Volunteering case studies
Gordon is a volunteer with the Stroke Lifestyle Group in NHS Ayrshire & Arran. He was interviewed by Lisa Taylor from the Volunteering in NHS Scotland Programme.
Giving up your free time to help others on an unpaid basis is the definition of volunteering, and doing this often requires a commitment over a set period of time. It struck me that Gordon is a fantastic example of a committed and passionate volunteer looking to help others, despite all the health problems he has faced over the past 3 years.
Prior to 2016, Gordon Guthrie (61) was working as a long distance lorry driver and spent long spells away from home.
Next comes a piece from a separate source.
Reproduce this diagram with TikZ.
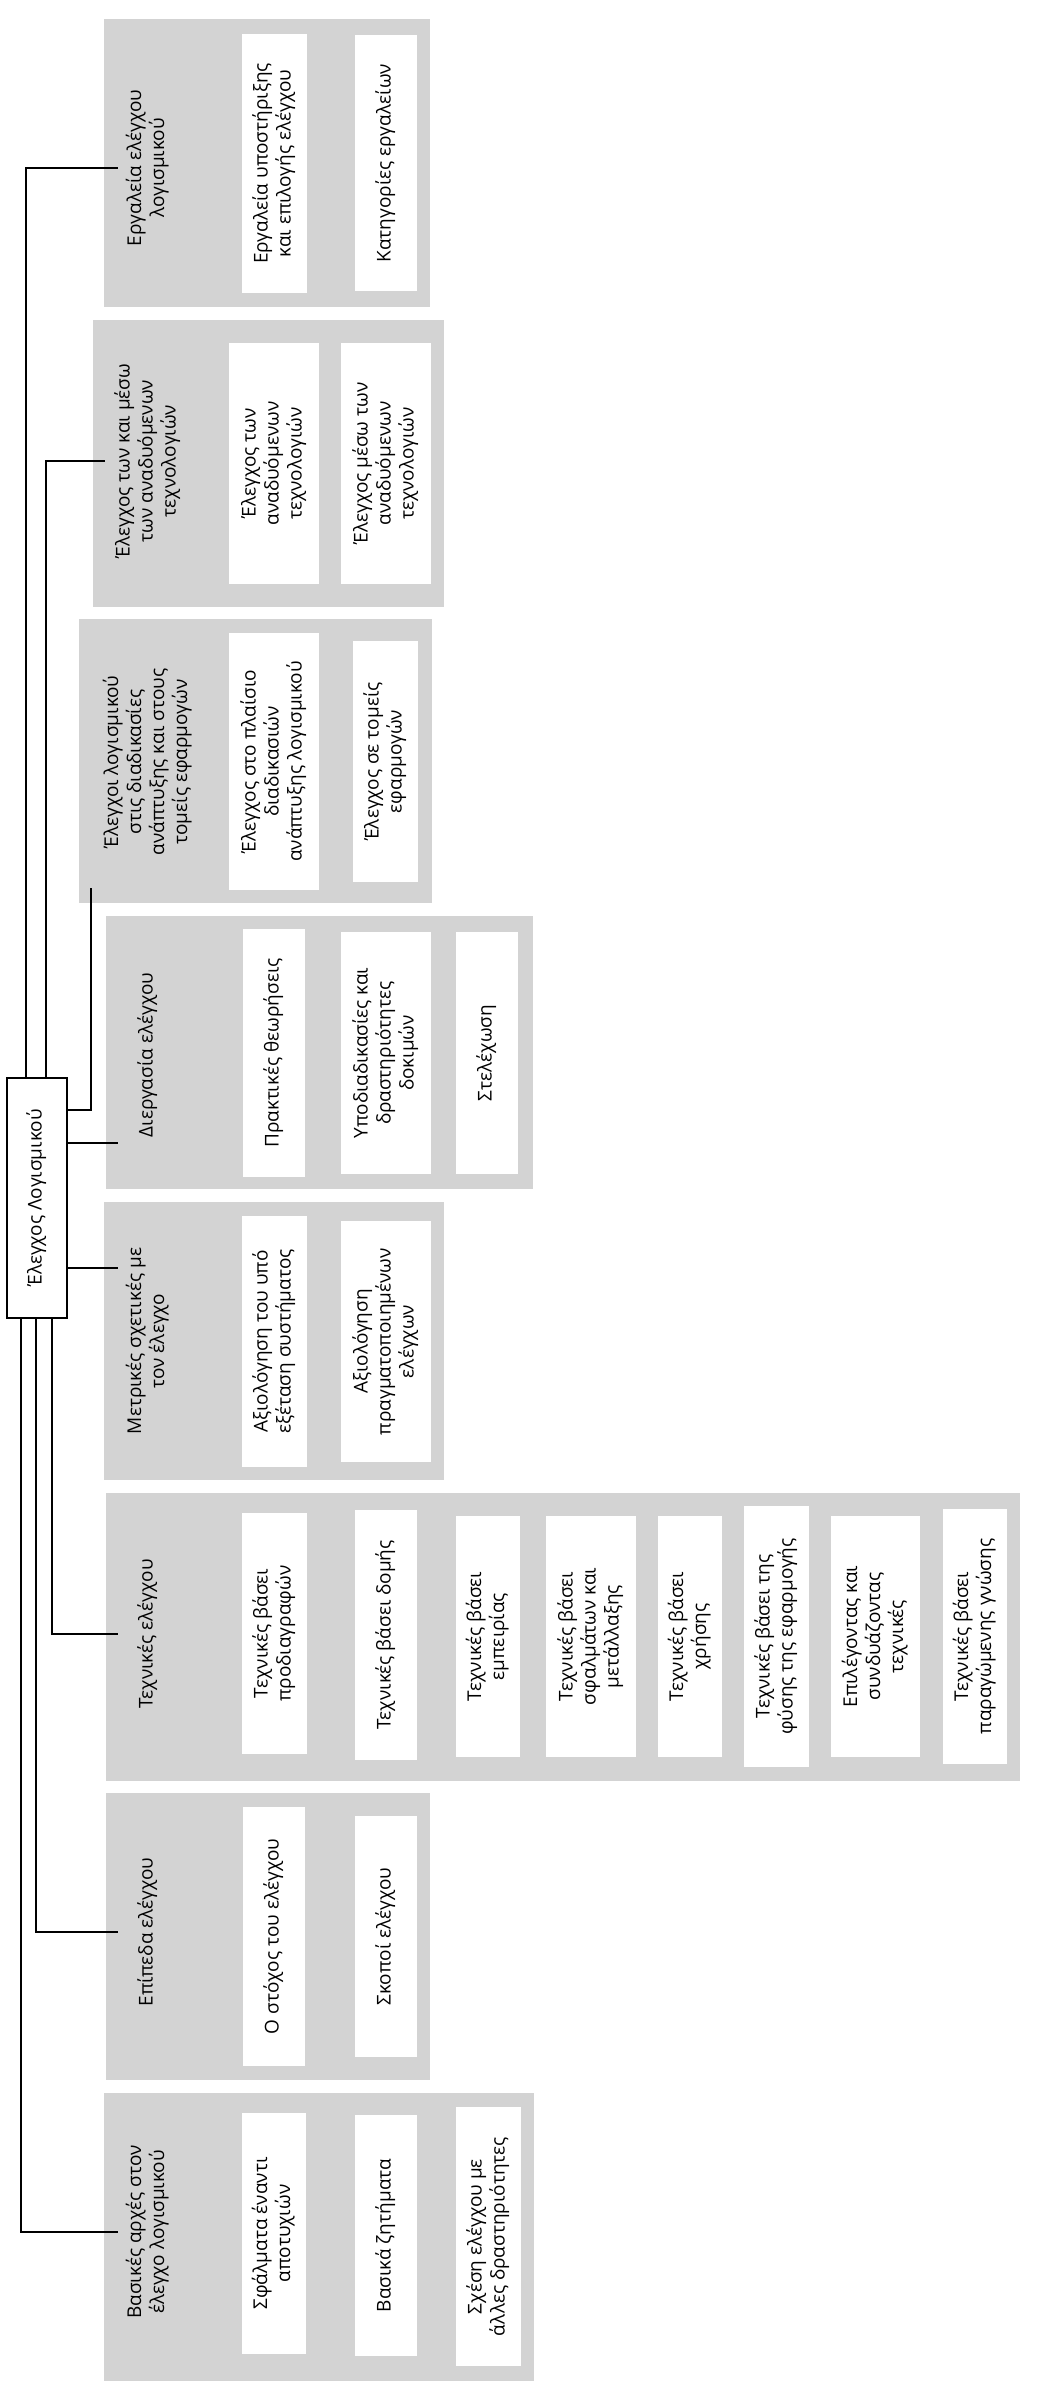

In 2016 he suffered a stroke which he describes as "having my world turned upside-down and as though everything had been taken away from me in an instant." Over the past 3 years Gordon has gone on to have further strokes and two heart attacks. He has also recently started receiving kidney dialysis. It seems like an enormous amount of health problems for one person to have had to deal with, but Gordon remains optimistic and told me about his journey to volunteering.
Initially, following his stroke, Gordon's speech was poor and he lost mobility in his right side. He says, "I became very depressed. I had to stop working and was unable to do anything for myself - I felt like no one could understand why I felt the way I did and I felt useless."
Gordon's GP referred him to physiotherapy at the Douglas Grant Rehabilitation Centre in the Ayrshire Central Hospital, Irvine, where he met Occupational Therapists Mhairi and Lynsey. Mhairi encouraged Gordon to attend the Stroke Lifestyle Group, a peer support group for people who have experienced strokes. The Stroke Lifestyle Group runs in a 6-week block, twice per year and attendees are encouraged to talk about how they are feeling. After some persuasion, Gordon attended the group. He says, "I couldn't believe that other people felt the same as me and were going through the same things. I have made many friendships through this group and we meet up for coffee."
Over time, Gordon’s mobility, speech and mental health began to improve.
Mhairi later came out to Gordon's house, to review his home for adjustments to help his mobility. She asked if he would like to be a volunteer, supporting the Stroke Lifestyle Group and Gordon agreed. He now helps others going through the same journey as he has, and says volunteering has really improved his life.
"If it wasn’t for this group I don’t know where I would be. I would come to the group every day if I could. It makes me feel great when I see the positive change in people who attend the group, and it has made me so much more confident."
In addition to the group, Gordon thanks Mhairi, Lynsey and especially his wife Isabel with getting him through a very difficult time in his life. His wife, who now makes cakes for the group, says that Gordon has come a very long way and she is very proud of him.
Gordon says that he never imagined he could be someone that could support and encourage others with their health and wellbeing, and that in many ways the past 3 years have made him a better person. Volunteering has enabled him to not just help others, but help himself.